Task to complete
Exactly the lines from the first line of the records to the line holding "start_deg = -26.8" should be duplicated, and nothing more; pictures stay out.

(Excerpt from a dataset)
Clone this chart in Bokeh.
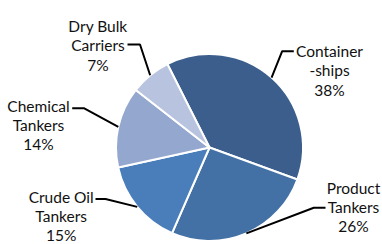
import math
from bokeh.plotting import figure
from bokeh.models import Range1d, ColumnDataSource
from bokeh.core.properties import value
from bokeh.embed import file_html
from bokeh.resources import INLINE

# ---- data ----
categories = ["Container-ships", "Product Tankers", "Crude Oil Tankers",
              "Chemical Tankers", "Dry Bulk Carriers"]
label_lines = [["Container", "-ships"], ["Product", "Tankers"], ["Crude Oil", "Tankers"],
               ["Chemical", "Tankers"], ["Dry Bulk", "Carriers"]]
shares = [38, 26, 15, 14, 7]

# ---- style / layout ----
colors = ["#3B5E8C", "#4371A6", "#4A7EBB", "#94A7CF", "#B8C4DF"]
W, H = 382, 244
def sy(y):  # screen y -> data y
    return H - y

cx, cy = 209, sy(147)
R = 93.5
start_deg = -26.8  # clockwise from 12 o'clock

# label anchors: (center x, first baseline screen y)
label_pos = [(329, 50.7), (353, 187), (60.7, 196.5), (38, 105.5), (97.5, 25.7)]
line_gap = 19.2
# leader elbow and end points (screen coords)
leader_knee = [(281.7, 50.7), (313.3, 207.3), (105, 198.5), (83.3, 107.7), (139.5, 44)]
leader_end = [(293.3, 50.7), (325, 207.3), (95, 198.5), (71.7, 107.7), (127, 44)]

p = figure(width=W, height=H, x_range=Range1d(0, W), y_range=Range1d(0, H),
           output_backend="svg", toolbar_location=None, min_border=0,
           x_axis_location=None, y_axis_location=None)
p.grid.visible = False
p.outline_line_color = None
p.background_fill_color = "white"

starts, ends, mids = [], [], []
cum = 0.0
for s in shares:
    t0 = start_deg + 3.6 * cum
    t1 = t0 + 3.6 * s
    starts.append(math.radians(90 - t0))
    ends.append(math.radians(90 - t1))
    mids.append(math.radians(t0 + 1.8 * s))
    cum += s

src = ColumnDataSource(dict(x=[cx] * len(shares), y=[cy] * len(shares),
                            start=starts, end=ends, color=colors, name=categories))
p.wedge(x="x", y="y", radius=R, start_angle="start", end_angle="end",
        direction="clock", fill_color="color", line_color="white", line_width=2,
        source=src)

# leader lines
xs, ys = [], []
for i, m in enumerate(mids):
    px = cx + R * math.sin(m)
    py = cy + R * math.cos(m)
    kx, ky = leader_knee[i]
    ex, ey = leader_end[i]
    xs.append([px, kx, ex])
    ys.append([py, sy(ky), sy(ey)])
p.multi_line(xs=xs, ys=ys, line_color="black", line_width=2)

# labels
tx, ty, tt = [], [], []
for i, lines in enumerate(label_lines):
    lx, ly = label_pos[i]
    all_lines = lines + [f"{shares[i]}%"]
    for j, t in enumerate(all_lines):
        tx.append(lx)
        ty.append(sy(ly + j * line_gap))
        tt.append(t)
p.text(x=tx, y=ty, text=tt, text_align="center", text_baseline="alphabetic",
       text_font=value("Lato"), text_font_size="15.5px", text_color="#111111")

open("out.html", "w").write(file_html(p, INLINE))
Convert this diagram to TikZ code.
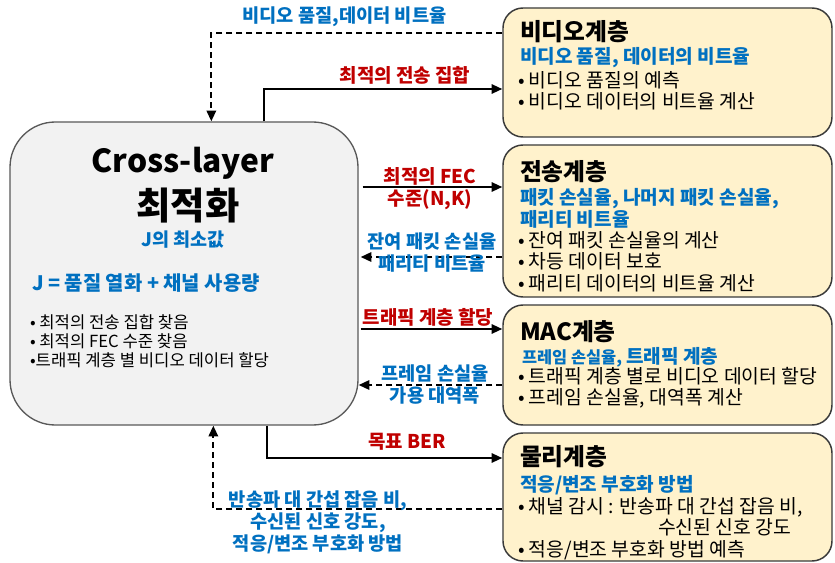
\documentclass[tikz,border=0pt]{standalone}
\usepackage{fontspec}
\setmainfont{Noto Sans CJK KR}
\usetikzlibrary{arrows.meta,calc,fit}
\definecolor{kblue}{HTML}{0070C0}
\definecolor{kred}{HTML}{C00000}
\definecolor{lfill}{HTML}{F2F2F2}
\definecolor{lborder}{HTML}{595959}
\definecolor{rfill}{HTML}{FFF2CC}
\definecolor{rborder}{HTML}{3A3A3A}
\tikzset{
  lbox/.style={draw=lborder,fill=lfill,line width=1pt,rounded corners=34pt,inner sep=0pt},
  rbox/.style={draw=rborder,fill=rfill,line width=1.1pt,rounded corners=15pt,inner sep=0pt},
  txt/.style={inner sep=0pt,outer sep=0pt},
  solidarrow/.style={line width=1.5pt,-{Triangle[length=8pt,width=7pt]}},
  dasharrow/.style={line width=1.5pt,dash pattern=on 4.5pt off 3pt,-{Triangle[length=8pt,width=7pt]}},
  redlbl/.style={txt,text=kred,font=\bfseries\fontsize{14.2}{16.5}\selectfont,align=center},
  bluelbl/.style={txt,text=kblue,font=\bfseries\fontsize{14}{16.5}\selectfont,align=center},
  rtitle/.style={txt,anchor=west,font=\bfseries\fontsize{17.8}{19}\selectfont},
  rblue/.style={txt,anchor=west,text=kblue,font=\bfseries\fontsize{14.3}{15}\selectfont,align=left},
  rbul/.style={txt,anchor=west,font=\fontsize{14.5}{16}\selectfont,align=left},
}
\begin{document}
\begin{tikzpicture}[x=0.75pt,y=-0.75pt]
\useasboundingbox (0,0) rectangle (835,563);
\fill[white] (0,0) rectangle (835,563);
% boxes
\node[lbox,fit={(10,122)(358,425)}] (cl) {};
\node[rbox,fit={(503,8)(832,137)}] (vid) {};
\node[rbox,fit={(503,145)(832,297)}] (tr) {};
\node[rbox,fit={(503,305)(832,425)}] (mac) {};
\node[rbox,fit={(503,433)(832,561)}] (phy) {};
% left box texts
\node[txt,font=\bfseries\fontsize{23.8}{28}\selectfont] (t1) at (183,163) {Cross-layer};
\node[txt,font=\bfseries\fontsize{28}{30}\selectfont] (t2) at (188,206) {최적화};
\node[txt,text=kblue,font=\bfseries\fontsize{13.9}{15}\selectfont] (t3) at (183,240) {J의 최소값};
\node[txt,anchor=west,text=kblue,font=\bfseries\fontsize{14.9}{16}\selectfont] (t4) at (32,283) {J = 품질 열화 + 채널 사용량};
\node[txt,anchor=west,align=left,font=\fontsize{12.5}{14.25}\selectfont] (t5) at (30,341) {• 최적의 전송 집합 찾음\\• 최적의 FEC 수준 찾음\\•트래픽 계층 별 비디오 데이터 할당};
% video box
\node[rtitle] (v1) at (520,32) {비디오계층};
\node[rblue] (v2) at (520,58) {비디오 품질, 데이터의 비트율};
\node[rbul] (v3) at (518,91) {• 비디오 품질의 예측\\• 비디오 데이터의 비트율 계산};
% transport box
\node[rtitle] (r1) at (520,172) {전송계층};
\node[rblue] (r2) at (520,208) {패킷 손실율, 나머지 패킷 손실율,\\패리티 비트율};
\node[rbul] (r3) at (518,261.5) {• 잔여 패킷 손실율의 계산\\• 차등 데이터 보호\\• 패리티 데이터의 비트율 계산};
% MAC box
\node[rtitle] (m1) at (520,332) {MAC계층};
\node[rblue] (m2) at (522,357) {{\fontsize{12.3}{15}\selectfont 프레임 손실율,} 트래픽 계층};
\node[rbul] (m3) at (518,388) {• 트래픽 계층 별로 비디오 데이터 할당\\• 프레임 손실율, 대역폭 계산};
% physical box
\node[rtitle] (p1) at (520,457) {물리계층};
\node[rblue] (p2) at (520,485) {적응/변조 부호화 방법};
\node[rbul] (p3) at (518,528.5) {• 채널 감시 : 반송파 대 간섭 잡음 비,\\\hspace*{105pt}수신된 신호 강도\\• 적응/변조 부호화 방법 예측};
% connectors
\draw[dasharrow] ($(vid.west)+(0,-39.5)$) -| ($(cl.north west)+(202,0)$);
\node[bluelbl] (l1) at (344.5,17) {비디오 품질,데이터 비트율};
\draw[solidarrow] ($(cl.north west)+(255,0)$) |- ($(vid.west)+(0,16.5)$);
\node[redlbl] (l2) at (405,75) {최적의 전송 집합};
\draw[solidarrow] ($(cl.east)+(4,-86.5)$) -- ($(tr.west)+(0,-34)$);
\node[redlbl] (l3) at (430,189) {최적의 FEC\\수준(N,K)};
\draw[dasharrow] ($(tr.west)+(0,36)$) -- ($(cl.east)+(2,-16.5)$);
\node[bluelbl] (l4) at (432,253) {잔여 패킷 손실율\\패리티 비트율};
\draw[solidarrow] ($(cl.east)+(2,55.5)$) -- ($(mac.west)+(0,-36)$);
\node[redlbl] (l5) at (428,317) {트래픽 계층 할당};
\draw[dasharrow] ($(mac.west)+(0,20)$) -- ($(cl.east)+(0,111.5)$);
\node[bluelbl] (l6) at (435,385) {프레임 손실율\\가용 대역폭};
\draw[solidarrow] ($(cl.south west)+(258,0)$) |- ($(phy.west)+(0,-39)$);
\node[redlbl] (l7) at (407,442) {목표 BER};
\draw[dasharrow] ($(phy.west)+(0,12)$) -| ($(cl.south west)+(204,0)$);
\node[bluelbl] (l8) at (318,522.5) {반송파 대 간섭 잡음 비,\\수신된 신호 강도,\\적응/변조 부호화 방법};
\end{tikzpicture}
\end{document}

Result below
Clone this chart in Bokeh.
import math
from bokeh.plotting import figure
from bokeh.models import Range1d, ColumnDataSource
from bokeh.core.properties import value
from bokeh.embed import file_html
from bokeh.resources import INLINE

# ---- data ----
categories = ["Container-ships", "Product Tankers", "Crude Oil Tankers",
              "Chemical Tankers", "Dry Bulk Carriers"]
label_lines = [["Container", "-ships"], ["Product", "Tankers"], ["Crude Oil", "Tankers"],
               ["Chemical", "Tankers"], ["Dry Bulk", "Carriers"]]
shares = [38, 26, 15, 14, 7]

# ---- style / layout ----
colors = ["#3B5E8C", "#4371A6", "#4A7EBB", "#94A7CF", "#B8C4DF"]
W, H = 382, 244
def sy(y):  # screen y -> data y
    return H - y

cx, cy = 209, sy(147)
R = 93.5
start_deg = -26.8  # clockwise from 12 o'clock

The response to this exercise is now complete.